When: Wednesday, May 8th, 2 p.m. - 3:30 p.m..
Where: DLC 1B70
About Kumar: Kumar Vijay Mishra holds a Ph.D. in electrical engineering and M.S. in mathematics from The University of Iowa, along with an M.S. in electrical engineering from Colorado State University. He obtained his B.Tech. summa cum laude from the National Institute of Technology, Hamirpur. He currently serves as a Research Scientist at the Institute for Systems Research, University of Maryland, College Park, and holds advisory roles in various radar startups. Dr. Mishra has had research appointments at esteemed institutions worldwide. He has received numerous awards and recognitions for his work, including Distinguished Lecturer appointments from multiple IEEE societies, prestigious fellowships, and Best Paper Awards. He is actively involved in various IEEE committees and serves as Chair or Vice-Chair for several technical working groups. Additionally, Dr. Mishra is engaged in editorial roles for several IEEE transactions and is involved in editing upcoming radar-related books. His research interests span radar systems, signal processing, remote sensing, and electromagnetics.
Abstract: In this talk, we focus on the recent signal processing strategies and challenges associated with the development of sensing and communication systems that coexist with the vehicles and road infrastructure deployed in a given area. We consider a broad definition of coexistence, which covers joint communication and sensing, collaborative communication and sensing, and also interference.

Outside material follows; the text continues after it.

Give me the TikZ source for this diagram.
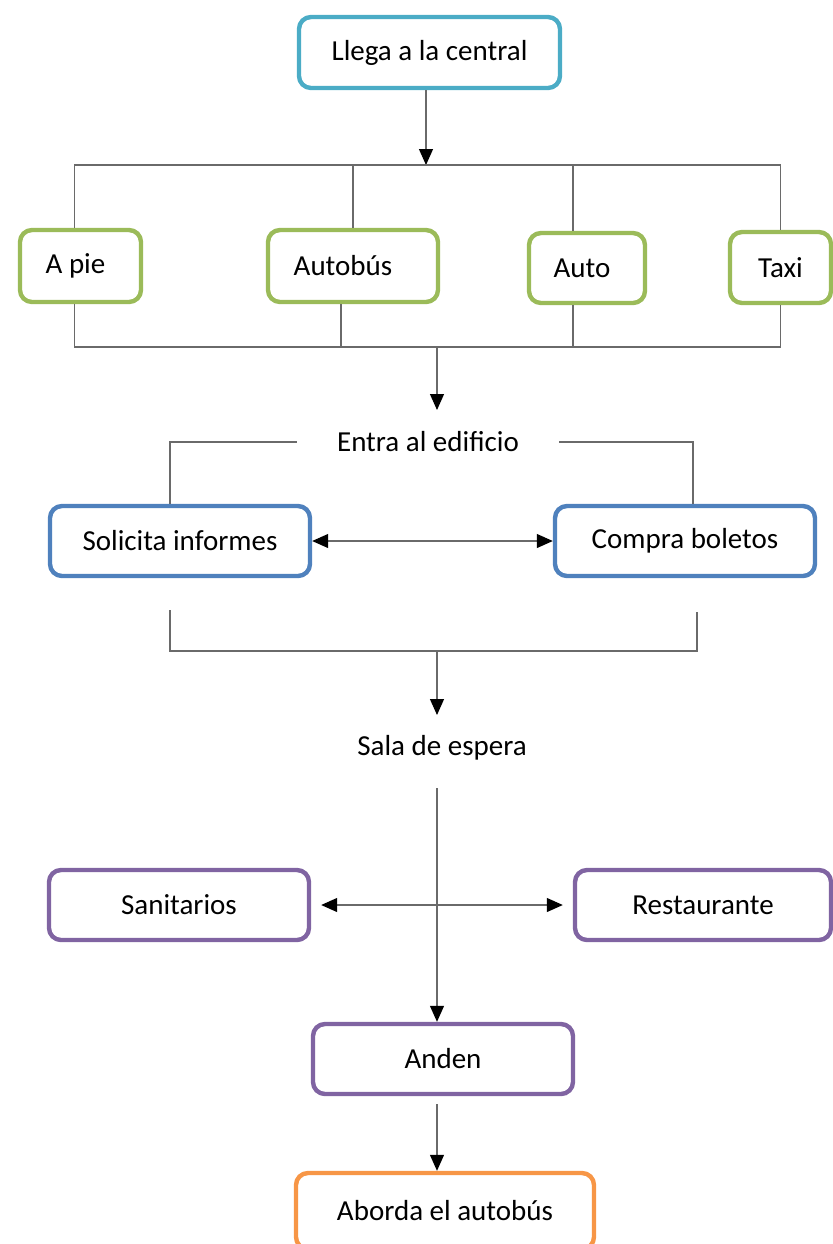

We consider an aspect of the coexistence paradigm where the two systems support each other beyond interference mitigation such as sensor-aided communications and communications-aided sensing. This opens up the avenue for the development of multivehicle sensor fusion strategies. We describe recent works that define topologies for combining radar and communication functionalities into the same equipment, drawing on the spectrum scarcity and possible gains from the reuse of resources. In particular, we focus on the joint design of a waveform to mitigate interference, including communications-centric waveforms (OFDMA and 802.11ad), radar-centric waveforms (PMCW), or unified waveforms achieving optimal trade-offs between the two systems.